GOBIERNOS DE MINORÍA


En nuestros días el mundo de las democracias se caracteriza por la existencia de electorados que no producen mayorías. Este fenómeno es tan común, que los analistas políticos han llegado a contabilizar un tercio de los gobiernos en el mundo occidental, como gobiernos de minorías. Ha ocurrido así en países de gran tradición democrática como Dinamarca, Noruega, Suecia, Canadá, Italia, Portugal e Irlanda. Incluso, al interior de los regímenes parlamentarios, se considera que un gobierno de minoría puede llegar a funcionar mejor que un gobierno de mayoría. Esto es así porque las mayorías en una democracia representan, más bien, coaliciones temporales, heterogéneas y fragmentadas. Otra característica que permite identificar a los gobiernos de minoría, en este tipo de regímenes políticos, es que son casi por definición “gobiernos puente” con una duración breve. Es en esta perspectiva, que el politólogo Giovanni Sartori considera que, entre un gobierno de mayoría heterogénea y un gobierno de minoría homogénea, es preferible este último. El gobierno de minoría representa, también, aquella situación en la que el gobierno no cuenta con los apoyos suficientes para lograr la mayoría absoluta, lo que favorece cierta inestabilidad política, ya que los partidos de la oposición, si suman sus fuerzas, pueden bloquear las actuaciones del Ejecutivo. Estas reflexiones vienen a colación en referencia con el caso mexicano, que puede ser caracterizado como un sistema de gobiernos de minoría con mayorías variables, dadas las posibles coaliciones que se desarrollan entre los principales partidos de oposición al interior de las Cámaras Legislativas. Para ponderar las repercusiones que sobre nuestra forma de gobierno tienen los gobiernos de minoría debemos recordar que el sistema presidencial mexicano surge con la Constitución de 1824, como un experimento político sobre la base de los modelos que ofrecían tanto la Constitución de los Estados Unidos de América de 1787, como la Constitución de España promulgada por las Cortes Generales en 1812. Por lo que se refiere al sistema mexicano, no fue sino hasta 1917 cuando adquirió su actual configuración institucional.

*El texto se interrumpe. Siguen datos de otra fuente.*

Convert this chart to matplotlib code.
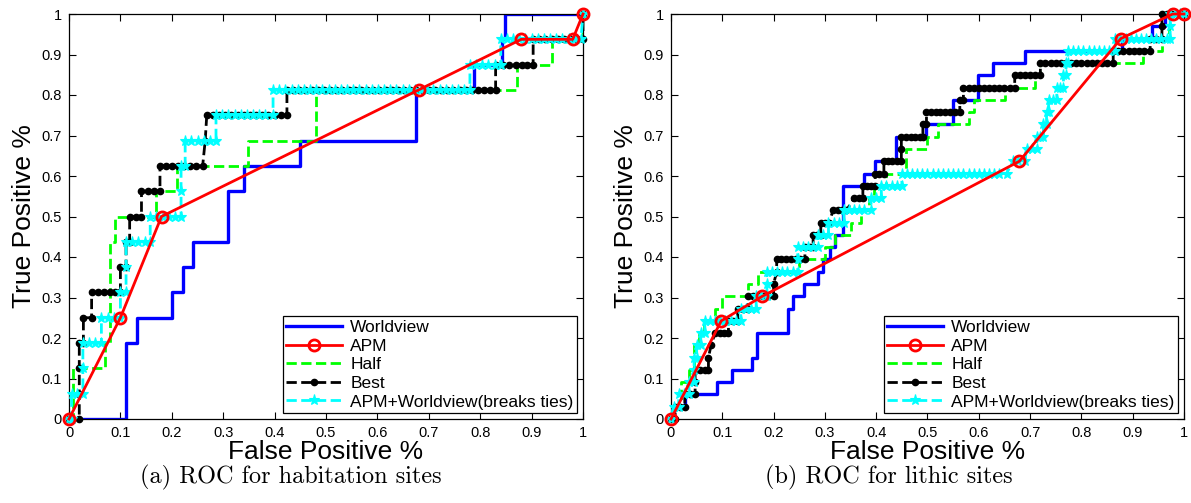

El constituyente de Querétaro formuló el ideal de una república presidencial y federal, articulada sobre los principios de la rígida separación de poderes y de autonomía de los estados miembros de la federación. Se optó, en consecuencia, por otorgar al Presidente de la República un poder preeminente respecto al Congreso de la Unión y de los estados miembros de la federación. En relación con las Cámaras de Diputados y Senadores, les fueron conferidas importantes atribuciones: a la primera el poder de juzgar y eventualmente destituir por motivos graves al presidente, imponer tributos fiscales, contraer deudas internacionales y declarar la guerra; mientras que a la segunda se le otorgó influencia en materia de política exterior y para la aprobación de las designaciones diplomáticas, de los jefes de las Fuerzas Armadas y de los ministros de la Suprema Corte de Justicia. Sin embargo, y no obstante los amplios poderes conferidos al Congreso, hasta el día de hoy éste no ha logrado llevar a cabo plenamente el rol institucional que le asignó la constitución de 1917. Las razones de su histórica dependencia en relación con el Poder Ejecutivo residen, en gran parte, en el papel que desempeñó el PRI al interior del sistema político, que se tradujo en una profunda imbricación entre este partido y el Estado. El PRI se consolidó como una organización mayoritaria y de carácter oficial que aparecía como titular de un ininterrumpido monopolio del poder gubernamental de decisión. Tal fenómeno transformó el rol del Presidente de la República, en el de un líder absoluto de todo el sistema, que representaba el centro indiscutible de la pirámide política. El PRI fue históricamente acusado de perpetuar su propio monopolio a través de la continua adaptación de la legislación electoral, así como del control de las operaciones de voto. El desarrollo de elecciones altamente competidas hace que hoy esta caracterización del sistema político mexicano no funcione más.



La novedad de nuestros días está representada, justamente, por un Poder Legislativo que incidentalmente se encuentra frente al espíritu de su original encomienda constitucional. La idea de la separación de poderes y de un gobierno republicano resulta fundamental para consolidar nuestra democracia. El adecuado equilibrio entre los poderes es un componente indisoluble de la gobernabilidad. La legalidad no es posible sin la existencia de claras reglas de juego que garanticen los intereses de la colectividad. La legitimidad, por su parte, requiere del consenso de los ciudadanos para que el “monopolio legítimo de la fuerza” garantice la solución pacífica de los, siempre presentes, conflictos sociales. El Congreso debe estimular y garantizar un “nuevo acuerdo general”, es decir, un pacto político-institucional que establezca con claridad las reglas del juego político que hoy requerimos. Nuevas reglas que sean de todos y que valgan para todos. Hacer juntos las reglas del juego político, es en lo que actualmente consiste la democracia.